MATERIAL:
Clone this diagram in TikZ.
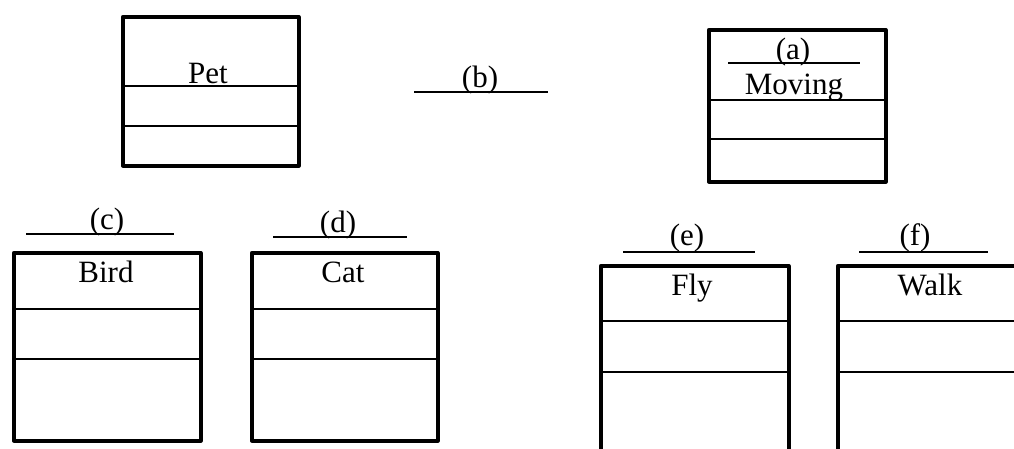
\documentclass[tikz,border=0pt]{standalone}
\usepackage{fontspec}
\setmainfont{Liberation Serif}
\usetikzlibrary{positioning}
\tikzset{
    %Define style for class boxes
    klasse/.style={
           rectangle,
           draw=black, line width=3.5pt,
           line join=round,
           anchor=north west,
           inner sep=0pt},
    % Define style for compartment lines
    teil/.style={
           line width=2.4pt},
    % Define style for blanks to fill in
    luecke/.style={
           line width=2pt},
    % Define style for texts
    schrift/.style={
           anchor=base,
           inner sep=0pt,
           font=\fontsize{31pt}{36pt}\selectfont}
}

\begin{document}
\begin{tikzpicture}[x=1pt,y=-1pt]
\useasboundingbox (0,0) rectangle (1014,448);
\clip (0,0) rectangle (1014,448);

% Class boxes
\node[klasse, minimum width=176pt, minimum height=149pt] (pet) at (121,15) {};
\node[klasse, minimum width=177pt, minimum height=152pt] (moving) at (707,28) {};
\node[klasse, minimum width=187pt, minimum height=188pt] (bird) at (12,251) {};
\node[klasse, minimum width=186pt, minimum height=188pt] (cat) at (250,251) {};
\node[klasse, minimum width=188pt, minimum height=220pt] (fly) at (599,264) {};
\node[klasse, minimum width=200pt, minimum height=220pt] (walk) at (836,264) {};

% Compartments
\foreach \k/\a/\b in {pet/71/111, moving/72/111, bird/58/108, cat/58/108, fly/57/108, walk/57/108}{
  \draw[teil] ([yshift=-\a pt]\k.north west) -- ([yshift=-\a pt]\k.north east);
  \draw[teil] ([yshift=-\b pt]\k.north west) -- ([yshift=-\b pt]\k.north east);
}

% Class names
\node[schrift] (petname) at (208,83) {Pet};
\node[schrift] (movingname) at (794,94) {Moving};
\node[schrift] (birdname) at (106,282) {Bird};
\node[schrift] (catname) at (343,282) {Cat};
\node[schrift] (flyname) at (692,295) {Fly};
\node[schrift] (walkname) at (930,295) {Walk};

% Blanks
\coordinate (a1) at (728,63);  \coordinate (a2) at (860,63);
\coordinate (b1) at (414,92);  \coordinate (b2) at (548,92);
\coordinate (c1) at (26,234);  \coordinate (c2) at (174,234);
\coordinate (d1) at (273,237); \coordinate (d2) at (407,237);
\coordinate (e1) at (623,252); \coordinate (e2) at (755,252);
\coordinate (f1) at (859,252); \coordinate (f2) at (988,252);
\draw[luecke] (a1) -- (a2);
\draw[luecke] (b1) -- (b2);
\draw[luecke] (c1) -- (c2);
\draw[luecke] (d1) -- (d2);
\draw[luecke] (e1) -- (e2);
\draw[luecke] (f1) -- (f2);

\node[schrift] (atag) at (793,59) {(a)};
\node[schrift] (btag) at (480,87) {(b)};
\node[schrift] (ctag) at (107,229) {(c)};
\node[schrift] (dtag) at (338,232) {(d)};
\node[schrift] (etag) at (687,245) {(e)};
\node[schrift] (ftag) at (915,245) {(f)};

\end{tikzpicture}
\end{document}
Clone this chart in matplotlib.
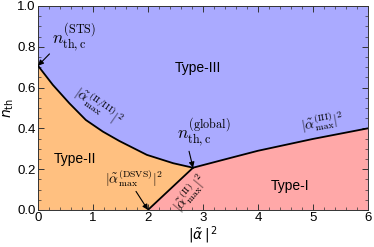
import numpy as np
import matplotlib
matplotlib.use("Agg")
import matplotlib.pyplot as plt
from matplotlib.ticker import MultipleLocator

plt.rcParams['font.family'] = ['Liberation Sans', 'DejaVu Sans']
plt.rcParams['mathtext.fontset'] = 'cm'

# Boundary Type-II / Type-III
x_23 = [0.0, 0.27, 0.57, 0.87, 1.18, 1.48, 1.98, 2.46, 2.82]
y_23 = [0.707, 0.613, 0.523, 0.441, 0.384, 0.338, 0.270, 0.229, 0.207]
# Boundary Type-I / Type-III
x_13 = [2.82, 3.5, 4.0, 5.0, 6.0]
y_13 = [0.207, 0.255, 0.290, 0.348, 0.400]
# Boundary Type-I / Type-II
x_12 = [2.0, 2.82]
y_12 = [0.0, 0.207]

region_labels = ["Type-III", "Type-II", "Type-I"]

c_blue = "#AAAAFF"
c_orange = "#FFC080"
c_pink = "#FFA8A8"

fig = plt.figure(figsize=(3.74, 2.47), dpi=100)
ax = fig.add_axes([0.1016, 0.150, 0.882, 0.826])
ax.set_xlim(0, 6)
ax.set_ylim(0, 1)

# Type-III (background)
ax.set_facecolor(c_blue)
# Type-II region
px = [0.0] + x_23 + [x_12[0]]
py = [0.0] + y_23 + [y_12[0]]
ax.fill(px, py, color=c_orange, lw=0, zorder=1)
# Type-I region
px = x_12 + x_13[1:] + [x_13[-1]]
py = y_12 + y_13[1:] + [0.0]
ax.fill(px, py, color=c_pink, lw=0, zorder=1)

for xs, ys in [(x_23, y_23), (x_13, y_13), (x_12, y_12)]:
    ax.plot(xs, ys, color='black', lw=1.3, zorder=3, solid_capstyle='round',
            solid_joinstyle='round')

ax.text(2.91, 0.695, region_labels[0], fontsize=10, ha='center', va='center')
ax.text(0.67, 0.25, region_labels[1], fontsize=10, ha='center', va='center')
ax.text(4.58, 0.118, region_labels[2], fontsize=10, ha='center', va='center')

arrowprops = dict(arrowstyle='-|>', color='black', lw=0.8,
                  mutation_scale=8, shrinkA=0, shrinkB=0)
ax.annotate(r"$n_{\mathrm{th,c}}^{\mathrm{(STS)}}$", xy=(0.0, 0.707),
            xytext=(0.66, 0.845), fontsize=12.5, ha='center', va='center',
            arrowprops=dict(arrowprops, relpos=(0.05, 0.15)), zorder=5)
ax.annotate(r"$n_{\mathrm{th,c}}^{\mathrm{(global)}}$", xy=(2.82, 0.207),
            xytext=(3.02, 0.38), fontsize=12.5, ha='center', va='center',
            arrowprops=dict(arrowprops, relpos=(0.2, 0.05)), zorder=5)
ax.annotate(r"$|\tilde{\alpha}_{\max}^{\mathrm{(DSVS)}}|^2$", xy=(2.0, 0.0),
            xytext=(1.75, 0.155), fontsize=10, ha='center', va='center',
            arrowprops=dict(arrowprops, relpos=(0.5, 0.0)), zorder=5)

ax.text(1.1, 0.51, r"$|\tilde{\alpha}_{\max}^{\mathrm{(II/III)}}|^2$",
        fontsize=10, ha='center', va='center', rotation=-35, rotation_mode='anchor')
ax.text(2.76, 0.085, r"$|\tilde{\alpha}_{\max}^{\mathrm{(II)}}|^2$",
        fontsize=10, ha='center', va='center', rotation=50, rotation_mode='anchor')
ax.text(5.17, 0.43, r"$|\tilde{\alpha}_{\max}^{\mathrm{(III)}}|^2$",
        fontsize=10, ha='center', va='center', rotation=10, rotation_mode='anchor')

ax.set_xticks([0, 1, 2, 3, 4, 5, 6])
ax.set_yticks([0.0, 0.2, 0.4, 0.6, 0.8, 1.0])
ax.set_yticklabels(["0.0", "0.2", "0.4", "0.6", "0.8", "1.0"])
ax.xaxis.set_minor_locator(MultipleLocator(0.2))
ax.yaxis.set_minor_locator(MultipleLocator(0.05))
ax.tick_params(which='both', direction='in', top=True, right=True,
               labelsize=9.5, color='#333333', pad=1.5)
ax.tick_params(which='major', length=4, width=0.7)
ax.tick_params(which='minor', length=2, width=0.5)
for s in ax.spines.values():
    s.set_linewidth(0.7)
    s.set_color('#333333')

ax.set_xlabel(r"$|\tilde{\alpha}\,|^{\,2}$", fontsize=10, math_fontfamily='dejavusans', labelpad=0)
ax.set_ylabel(r"$n_{\mathrm{th}}$", fontsize=10, math_fontfamily='dejavusans', labelpad=1)

fig.savefig("out.png", dpi=100)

TASK:
Reproduce every line exactly and omit all pictures.

CORRECT ANSWER:
Clone this diagram in TikZ.
\documentclass[tikz,border=0pt]{standalone}
\usepackage{fontspec}
\setmainfont{Liberation Serif}
\usetikzlibrary{positioning}
\tikzset{
    %Define style for class boxes
    klasse/.style={
           rectangle,
           draw=black, line width=3.5pt,
           line join=round,
           anchor=north west,
           inner sep=0pt},
    % Define style for compartment lines
    teil/.style={
           line width=2.4pt},
    % Define style for blanks to fill in
    luecke/.style={
           line width=2pt},
    % Define style for texts
    schrift/.style={
           anchor=base,
           inner sep=0pt,
           font=\fontsize{31pt}{36pt}\selectfont}
}

\begin{document}
\begin{tikzpicture}[x=1pt,y=-1pt]
\useasboundingbox (0,0) rectangle (1014,448);
\clip (0,0) rectangle (1014,448);

% Class boxes
\node[klasse, minimum width=176pt, minimum height=149pt] (pet) at (121,15) {};
\node[klasse, minimum width=177pt, minimum height=152pt] (moving) at (707,28) {};
\node[klasse, minimum width=187pt, minimum height=188pt] (bird) at (12,251) {};
\node[klasse, minimum width=186pt, minimum height=188pt] (cat) at (250,251) {};
\node[klasse, minimum width=188pt, minimum height=220pt] (fly) at (599,264) {};
\node[klasse, minimum width=200pt, minimum height=220pt] (walk) at (836,264) {};

% Compartments
\foreach \k/\a/\b in {pet/71/111, moving/72/111, bird/58/108, cat/58/108, fly/57/108, walk/57/108}{
  \draw[teil] ([yshift=-\a pt]\k.north west) -- ([yshift=-\a pt]\k.north east);
  \draw[teil] ([yshift=-\b pt]\k.north west) -- ([yshift=-\b pt]\k.north east);
}

% Class names
\node[schrift] (petname) at (208,83) {Pet};
\node[schrift] (movingname) at (794,94) {Moving};
\node[schrift] (birdname) at (106,282) {Bird};
\node[schrift] (catname) at (343,282) {Cat};
\node[schrift] (flyname) at (692,295) {Fly};
\node[schrift] (walkname) at (930,295) {Walk};

% Blanks
\coordinate (a1) at (728,63);  \coordinate (a2) at (860,63);
\coordinate (b1) at (414,92);  \coordinate (b2) at (548,92);
\coordinate (c1) at (26,234);  \coordinate (c2) at (174,234);
\coordinate (d1) at (273,237); \coordinate (d2) at (407,237);
\coordinate (e1) at (623,252); \coordinate (e2) at (755,252);
\coordinate (f1) at (859,252); \coordinate (f2) at (988,252);
\draw[luecke] (a1) -- (a2);
\draw[luecke] (b1) -- (b2);
\draw[luecke] (c1) -- (c2);
\draw[luecke] (d1) -- (d2);
\draw[luecke] (e1) -- (e2);
\draw[luecke] (f1) -- (f2);

\node[schrift] (atag) at (793,59) {(a)};
\node[schrift] (btag) at (480,87) {(b)};
\node[schrift] (ctag) at (107,229) {(c)};
\node[schrift] (dtag) at (338,232) {(d)};
\node[schrift] (etag) at (687,245) {(e)};
\node[schrift] (ftag) at (915,245) {(f)};

\end{tikzpicture}
\end{document}
Clone this chart in matplotlib.
import numpy as np
import matplotlib
matplotlib.use("Agg")
import matplotlib.pyplot as plt
from matplotlib.ticker import MultipleLocator

plt.rcParams['font.family'] = ['Liberation Sans', 'DejaVu Sans']
plt.rcParams['mathtext.fontset'] = 'cm'

# Boundary Type-II / Type-III
x_23 = [0.0, 0.27, 0.57, 0.87, 1.18, 1.48, 1.98, 2.46, 2.82]
y_23 = [0.707, 0.613, 0.523, 0.441, 0.384, 0.338, 0.270, 0.229, 0.207]
# Boundary Type-I / Type-III
x_13 = [2.82, 3.5, 4.0, 5.0, 6.0]
y_13 = [0.207, 0.255, 0.290, 0.348, 0.400]
# Boundary Type-I / Type-II
x_12 = [2.0, 2.82]
y_12 = [0.0, 0.207]

region_labels = ["Type-III", "Type-II", "Type-I"]

c_blue = "#AAAAFF"
c_orange = "#FFC080"
c_pink = "#FFA8A8"

fig = plt.figure(figsize=(3.74, 2.47), dpi=100)
ax = fig.add_axes([0.1016, 0.150, 0.882, 0.826])
ax.set_xlim(0, 6)
ax.set_ylim(0, 1)

# Type-III (background)
ax.set_facecolor(c_blue)
# Type-II region
px = [0.0] + x_23 + [x_12[0]]
py = [0.0] + y_23 + [y_12[0]]
ax.fill(px, py, color=c_orange, lw=0, zorder=1)
# Type-I region
px = x_12 + x_13[1:] + [x_13[-1]]
py = y_12 + y_13[1:] + [0.0]
ax.fill(px, py, color=c_pink, lw=0, zorder=1)

for xs, ys in [(x_23, y_23), (x_13, y_13), (x_12, y_12)]:
    ax.plot(xs, ys, color='black', lw=1.3, zorder=3, solid_capstyle='round',
            solid_joinstyle='round')

ax.text(2.91, 0.695, region_labels[0], fontsize=10, ha='center', va='center')
ax.text(0.67, 0.25, region_labels[1], fontsize=10, ha='center', va='center')
ax.text(4.58, 0.118, region_labels[2], fontsize=10, ha='center', va='center')

arrowprops = dict(arrowstyle='-|>', color='black', lw=0.8,
                  mutation_scale=8, shrinkA=0, shrinkB=0)
ax.annotate(r"$n_{\mathrm{th,c}}^{\mathrm{(STS)}}$", xy=(0.0, 0.707),
            xytext=(0.66, 0.845), fontsize=12.5, ha='center', va='center',
            arrowprops=dict(arrowprops, relpos=(0.05, 0.15)), zorder=5)
ax.annotate(r"$n_{\mathrm{th,c}}^{\mathrm{(global)}}$", xy=(2.82, 0.207),
            xytext=(3.02, 0.38), fontsize=12.5, ha='center', va='center',
            arrowprops=dict(arrowprops, relpos=(0.2, 0.05)), zorder=5)
ax.annotate(r"$|\tilde{\alpha}_{\max}^{\mathrm{(DSVS)}}|^2$", xy=(2.0, 0.0),
            xytext=(1.75, 0.155), fontsize=10, ha='center', va='center',
            arrowprops=dict(arrowprops, relpos=(0.5, 0.0)), zorder=5)

ax.text(1.1, 0.51, r"$|\tilde{\alpha}_{\max}^{\mathrm{(II/III)}}|^2$",
        fontsize=10, ha='center', va='center', rotation=-35, rotation_mode='anchor')
ax.text(2.76, 0.085, r"$|\tilde{\alpha}_{\max}^{\mathrm{(II)}}|^2$",
        fontsize=10, ha='center', va='center', rotation=50, rotation_mode='anchor')
ax.text(5.17, 0.43, r"$|\tilde{\alpha}_{\max}^{\mathrm{(III)}}|^2$",
        fontsize=10, ha='center', va='center', rotation=10, rotation_mode='anchor')

ax.set_xticks([0, 1, 2, 3, 4, 5, 6])
ax.set_yticks([0.0, 0.2, 0.4, 0.6, 0.8, 1.0])
ax.set_yticklabels(["0.0", "0.2", "0.4", "0.6", "0.8", "1.0"])
ax.xaxis.set_minor_locator(MultipleLocator(0.2))
ax.yaxis.set_minor_locator(MultipleLocator(0.05))
ax.tick_params(which='both', direction='in', top=True, right=True,
               labelsize=9.5, color='#333333', pad=1.5)
ax.tick_params(which='major', length=4, width=0.7)
ax.tick_params(which='minor', length=2, width=0.5)
for s in ax.spines.values():
    s.set_linewidth(0.7)
    s.set_color('#333333')

ax.set_xlabel(r"$|\tilde{\alpha}\,|^{\,2}$", fontsize=10, math_fontfamily='dejavusans', labelpad=0)
ax.set_ylabel(r"$n_{\mathrm{th}}$", fontsize=10, math_fontfamily='dejavusans', labelpad=1)

fig.savefig("out.png", dpi=100)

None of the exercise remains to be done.